— Start Material —

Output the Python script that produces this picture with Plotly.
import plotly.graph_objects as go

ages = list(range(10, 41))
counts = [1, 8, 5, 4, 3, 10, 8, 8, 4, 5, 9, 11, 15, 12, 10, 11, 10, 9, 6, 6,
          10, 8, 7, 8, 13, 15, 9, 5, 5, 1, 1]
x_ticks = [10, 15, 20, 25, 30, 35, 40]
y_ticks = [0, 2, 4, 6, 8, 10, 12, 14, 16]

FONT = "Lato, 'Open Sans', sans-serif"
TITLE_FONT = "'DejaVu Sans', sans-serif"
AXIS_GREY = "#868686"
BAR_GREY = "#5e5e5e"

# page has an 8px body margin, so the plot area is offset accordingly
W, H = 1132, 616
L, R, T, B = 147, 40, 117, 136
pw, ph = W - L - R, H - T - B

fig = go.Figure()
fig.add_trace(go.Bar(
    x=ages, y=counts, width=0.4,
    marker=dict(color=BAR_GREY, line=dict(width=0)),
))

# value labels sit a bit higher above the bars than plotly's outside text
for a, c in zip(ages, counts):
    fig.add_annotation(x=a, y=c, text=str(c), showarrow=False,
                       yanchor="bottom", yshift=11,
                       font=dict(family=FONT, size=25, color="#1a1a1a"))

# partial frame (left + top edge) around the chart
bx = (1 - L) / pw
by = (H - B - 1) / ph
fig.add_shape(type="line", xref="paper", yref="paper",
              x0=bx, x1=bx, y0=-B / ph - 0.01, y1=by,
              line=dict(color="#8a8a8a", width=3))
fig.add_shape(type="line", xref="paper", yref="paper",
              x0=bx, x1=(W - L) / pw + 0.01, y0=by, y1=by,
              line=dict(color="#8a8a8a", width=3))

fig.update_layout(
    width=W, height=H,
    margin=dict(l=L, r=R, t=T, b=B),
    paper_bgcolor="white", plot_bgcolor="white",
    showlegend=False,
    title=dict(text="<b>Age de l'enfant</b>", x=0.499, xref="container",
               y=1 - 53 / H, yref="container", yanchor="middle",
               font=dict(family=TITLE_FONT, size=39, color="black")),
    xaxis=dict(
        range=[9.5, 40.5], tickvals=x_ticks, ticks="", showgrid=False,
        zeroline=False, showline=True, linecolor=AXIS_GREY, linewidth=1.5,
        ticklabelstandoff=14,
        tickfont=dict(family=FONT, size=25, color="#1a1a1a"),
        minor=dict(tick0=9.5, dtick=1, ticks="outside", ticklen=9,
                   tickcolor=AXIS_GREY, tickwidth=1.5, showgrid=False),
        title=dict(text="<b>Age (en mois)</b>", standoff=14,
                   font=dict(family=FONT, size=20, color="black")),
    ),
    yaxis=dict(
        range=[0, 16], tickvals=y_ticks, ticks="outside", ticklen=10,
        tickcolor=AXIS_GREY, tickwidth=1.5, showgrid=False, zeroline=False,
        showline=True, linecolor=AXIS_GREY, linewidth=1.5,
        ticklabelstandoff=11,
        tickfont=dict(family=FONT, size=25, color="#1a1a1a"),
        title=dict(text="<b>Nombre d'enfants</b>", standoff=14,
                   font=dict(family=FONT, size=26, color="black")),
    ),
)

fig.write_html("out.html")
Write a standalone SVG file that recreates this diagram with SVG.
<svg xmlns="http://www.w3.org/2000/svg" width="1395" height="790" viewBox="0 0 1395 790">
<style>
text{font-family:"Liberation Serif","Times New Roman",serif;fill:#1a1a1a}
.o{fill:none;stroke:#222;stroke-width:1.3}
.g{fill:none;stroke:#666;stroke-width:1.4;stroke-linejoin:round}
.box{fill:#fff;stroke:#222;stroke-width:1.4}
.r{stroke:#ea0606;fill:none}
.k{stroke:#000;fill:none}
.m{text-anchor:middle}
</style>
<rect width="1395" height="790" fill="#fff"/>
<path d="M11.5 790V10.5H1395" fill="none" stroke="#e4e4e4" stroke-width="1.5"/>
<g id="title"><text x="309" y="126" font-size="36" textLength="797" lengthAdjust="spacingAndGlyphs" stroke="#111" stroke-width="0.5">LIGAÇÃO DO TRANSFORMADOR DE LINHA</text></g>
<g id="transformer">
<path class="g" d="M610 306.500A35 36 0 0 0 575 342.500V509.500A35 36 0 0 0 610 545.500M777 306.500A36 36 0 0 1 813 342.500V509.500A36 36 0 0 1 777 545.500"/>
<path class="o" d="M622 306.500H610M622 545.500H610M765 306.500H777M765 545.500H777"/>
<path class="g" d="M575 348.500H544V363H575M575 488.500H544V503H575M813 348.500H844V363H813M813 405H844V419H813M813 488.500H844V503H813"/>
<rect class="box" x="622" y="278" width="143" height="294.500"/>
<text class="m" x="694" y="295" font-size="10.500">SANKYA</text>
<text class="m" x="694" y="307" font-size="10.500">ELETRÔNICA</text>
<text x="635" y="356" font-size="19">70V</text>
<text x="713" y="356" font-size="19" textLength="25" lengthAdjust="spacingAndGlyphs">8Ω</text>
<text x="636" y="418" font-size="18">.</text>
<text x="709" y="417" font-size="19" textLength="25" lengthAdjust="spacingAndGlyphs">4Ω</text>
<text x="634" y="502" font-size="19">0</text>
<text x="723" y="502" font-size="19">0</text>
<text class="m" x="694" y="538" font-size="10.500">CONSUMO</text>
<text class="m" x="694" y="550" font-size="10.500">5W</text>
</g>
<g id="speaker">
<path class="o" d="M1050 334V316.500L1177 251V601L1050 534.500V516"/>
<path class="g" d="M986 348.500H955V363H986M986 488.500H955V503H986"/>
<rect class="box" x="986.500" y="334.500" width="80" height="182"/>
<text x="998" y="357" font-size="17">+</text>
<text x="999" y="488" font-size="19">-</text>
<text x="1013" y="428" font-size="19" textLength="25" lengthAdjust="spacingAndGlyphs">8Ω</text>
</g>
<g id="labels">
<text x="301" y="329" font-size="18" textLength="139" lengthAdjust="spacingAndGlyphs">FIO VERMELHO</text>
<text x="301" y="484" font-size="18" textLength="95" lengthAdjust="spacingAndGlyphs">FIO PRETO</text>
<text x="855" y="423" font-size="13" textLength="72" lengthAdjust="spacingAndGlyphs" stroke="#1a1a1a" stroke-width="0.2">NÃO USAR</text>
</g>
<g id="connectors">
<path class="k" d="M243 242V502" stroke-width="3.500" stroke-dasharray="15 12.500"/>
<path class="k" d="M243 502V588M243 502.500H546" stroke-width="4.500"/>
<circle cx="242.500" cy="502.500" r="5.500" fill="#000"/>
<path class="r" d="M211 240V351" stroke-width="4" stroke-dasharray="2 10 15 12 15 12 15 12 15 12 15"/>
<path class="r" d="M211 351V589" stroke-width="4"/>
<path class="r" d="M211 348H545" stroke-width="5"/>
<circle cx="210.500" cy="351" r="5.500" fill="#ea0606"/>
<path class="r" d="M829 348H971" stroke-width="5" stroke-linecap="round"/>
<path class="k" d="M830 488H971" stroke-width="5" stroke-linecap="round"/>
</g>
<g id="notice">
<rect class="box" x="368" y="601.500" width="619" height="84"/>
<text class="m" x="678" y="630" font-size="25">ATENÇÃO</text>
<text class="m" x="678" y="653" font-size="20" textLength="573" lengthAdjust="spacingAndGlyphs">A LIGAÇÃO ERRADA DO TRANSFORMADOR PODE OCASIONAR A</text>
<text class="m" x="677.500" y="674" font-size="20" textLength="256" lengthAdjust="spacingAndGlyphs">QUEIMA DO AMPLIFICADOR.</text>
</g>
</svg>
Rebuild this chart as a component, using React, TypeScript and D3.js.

— End Material —

Exercise brief:
Set down the listing above in full, please, exactly as it appears.

Correct response:
Output the Python script that produces this picture with Plotly.
import plotly.graph_objects as go

ages = list(range(10, 41))
counts = [1, 8, 5, 4, 3, 10, 8, 8, 4, 5, 9, 11, 15, 12, 10, 11, 10, 9, 6, 6,
          10, 8, 7, 8, 13, 15, 9, 5, 5, 1, 1]
x_ticks = [10, 15, 20, 25, 30, 35, 40]
y_ticks = [0, 2, 4, 6, 8, 10, 12, 14, 16]

FONT = "Lato, 'Open Sans', sans-serif"
TITLE_FONT = "'DejaVu Sans', sans-serif"
AXIS_GREY = "#868686"
BAR_GREY = "#5e5e5e"

# page has an 8px body margin, so the plot area is offset accordingly
W, H = 1132, 616
L, R, T, B = 147, 40, 117, 136
pw, ph = W - L - R, H - T - B

fig = go.Figure()
fig.add_trace(go.Bar(
    x=ages, y=counts, width=0.4,
    marker=dict(color=BAR_GREY, line=dict(width=0)),
))

# value labels sit a bit higher above the bars than plotly's outside text
for a, c in zip(ages, counts):
    fig.add_annotation(x=a, y=c, text=str(c), showarrow=False,
                       yanchor="bottom", yshift=11,
                       font=dict(family=FONT, size=25, color="#1a1a1a"))

# partial frame (left + top edge) around the chart
bx = (1 - L) / pw
by = (H - B - 1) / ph
fig.add_shape(type="line", xref="paper", yref="paper",
              x0=bx, x1=bx, y0=-B / ph - 0.01, y1=by,
              line=dict(color="#8a8a8a", width=3))
fig.add_shape(type="line", xref="paper", yref="paper",
              x0=bx, x1=(W - L) / pw + 0.01, y0=by, y1=by,
              line=dict(color="#8a8a8a", width=3))

fig.update_layout(
    width=W, height=H,
    margin=dict(l=L, r=R, t=T, b=B),
    paper_bgcolor="white", plot_bgcolor="white",
    showlegend=False,
    title=dict(text="<b>Age de l'enfant</b>", x=0.499, xref="container",
               y=1 - 53 / H, yref="container", yanchor="middle",
               font=dict(family=TITLE_FONT, size=39, color="black")),
    xaxis=dict(
        range=[9.5, 40.5], tickvals=x_ticks, ticks="", showgrid=False,
        zeroline=False, showline=True, linecolor=AXIS_GREY, linewidth=1.5,
        ticklabelstandoff=14,
        tickfont=dict(family=FONT, size=25, color="#1a1a1a"),
        minor=dict(tick0=9.5, dtick=1, ticks="outside", ticklen=9,
                   tickcolor=AXIS_GREY, tickwidth=1.5, showgrid=False),
        title=dict(text="<b>Age (en mois)</b>", standoff=14,
                   font=dict(family=FONT, size=20, color="black")),
    ),
    yaxis=dict(
        range=[0, 16], tickvals=y_ticks, ticks="outside", ticklen=10,
        tickcolor=AXIS_GREY, tickwidth=1.5, showgrid=False, zeroline=False,
        showline=True, linecolor=AXIS_GREY, linewidth=1.5,
        ticklabelstandoff=11,
        tickfont=dict(family=FONT, size=25, color="#1a1a1a"),
        title=dict(text="<b>Nombre d'enfants</b>", standoff=14,
                   font=dict(family=FONT, size=26, color="black")),
    ),
)

fig.write_html("out.html")
Write a standalone SVG file that recreates this diagram with SVG.
<svg xmlns="http://www.w3.org/2000/svg" width="1395" height="790" viewBox="0 0 1395 790">
<style>
text{font-family:"Liberation Serif","Times New Roman",serif;fill:#1a1a1a}
.o{fill:none;stroke:#222;stroke-width:1.3}
.g{fill:none;stroke:#666;stroke-width:1.4;stroke-linejoin:round}
.box{fill:#fff;stroke:#222;stroke-width:1.4}
.r{stroke:#ea0606;fill:none}
.k{stroke:#000;fill:none}
.m{text-anchor:middle}
</style>
<rect width="1395" height="790" fill="#fff"/>
<path d="M11.5 790V10.5H1395" fill="none" stroke="#e4e4e4" stroke-width="1.5"/>
<g id="title"><text x="309" y="126" font-size="36" textLength="797" lengthAdjust="spacingAndGlyphs" stroke="#111" stroke-width="0.5">LIGAÇÃO DO TRANSFORMADOR DE LINHA</text></g>
<g id="transformer">
<path class="g" d="M610 306.500A35 36 0 0 0 575 342.500V509.500A35 36 0 0 0 610 545.500M777 306.500A36 36 0 0 1 813 342.500V509.500A36 36 0 0 1 777 545.500"/>
<path class="o" d="M622 306.500H610M622 545.500H610M765 306.500H777M765 545.500H777"/>
<path class="g" d="M575 348.500H544V363H575M575 488.500H544V503H575M813 348.500H844V363H813M813 405H844V419H813M813 488.500H844V503H813"/>
<rect class="box" x="622" y="278" width="143" height="294.500"/>
<text class="m" x="694" y="295" font-size="10.500">SANKYA</text>
<text class="m" x="694" y="307" font-size="10.500">ELETRÔNICA</text>
<text x="635" y="356" font-size="19">70V</text>
<text x="713" y="356" font-size="19" textLength="25" lengthAdjust="spacingAndGlyphs">8Ω</text>
<text x="636" y="418" font-size="18">.</text>
<text x="709" y="417" font-size="19" textLength="25" lengthAdjust="spacingAndGlyphs">4Ω</text>
<text x="634" y="502" font-size="19">0</text>
<text x="723" y="502" font-size="19">0</text>
<text class="m" x="694" y="538" font-size="10.500">CONSUMO</text>
<text class="m" x="694" y="550" font-size="10.500">5W</text>
</g>
<g id="speaker">
<path class="o" d="M1050 334V316.500L1177 251V601L1050 534.500V516"/>
<path class="g" d="M986 348.500H955V363H986M986 488.500H955V503H986"/>
<rect class="box" x="986.500" y="334.500" width="80" height="182"/>
<text x="998" y="357" font-size="17">+</text>
<text x="999" y="488" font-size="19">-</text>
<text x="1013" y="428" font-size="19" textLength="25" lengthAdjust="spacingAndGlyphs">8Ω</text>
</g>
<g id="labels">
<text x="301" y="329" font-size="18" textLength="139" lengthAdjust="spacingAndGlyphs">FIO VERMELHO</text>
<text x="301" y="484" font-size="18" textLength="95" lengthAdjust="spacingAndGlyphs">FIO PRETO</text>
<text x="855" y="423" font-size="13" textLength="72" lengthAdjust="spacingAndGlyphs" stroke="#1a1a1a" stroke-width="0.2">NÃO USAR</text>
</g>
<g id="connectors">
<path class="k" d="M243 242V502" stroke-width="3.500" stroke-dasharray="15 12.500"/>
<path class="k" d="M243 502V588M243 502.500H546" stroke-width="4.500"/>
<circle cx="242.500" cy="502.500" r="5.500" fill="#000"/>
<path class="r" d="M211 240V351" stroke-width="4" stroke-dasharray="2 10 15 12 15 12 15 12 15 12 15"/>
<path class="r" d="M211 351V589" stroke-width="4"/>
<path class="r" d="M211 348H545" stroke-width="5"/>
<circle cx="210.500" cy="351" r="5.500" fill="#ea0606"/>
<path class="r" d="M829 348H971" stroke-width="5" stroke-linecap="round"/>
<path class="k" d="M830 488H971" stroke-width="5" stroke-linecap="round"/>
</g>
<g id="notice">
<rect class="box" x="368" y="601.500" width="619" height="84"/>
<text class="m" x="678" y="630" font-size="25">ATENÇÃO</text>
<text class="m" x="678" y="653" font-size="20" textLength="573" lengthAdjust="spacingAndGlyphs">A LIGAÇÃO ERRADA DO TRANSFORMADOR PODE OCASIONAR A</text>
<text class="m" x="677.500" y="674" font-size="20" textLength="256" lengthAdjust="spacingAndGlyphs">QUEIMA DO AMPLIFICADOR.</text>
</g>
</svg>
Rebuild this chart as a component, using React, TypeScript and D3.js.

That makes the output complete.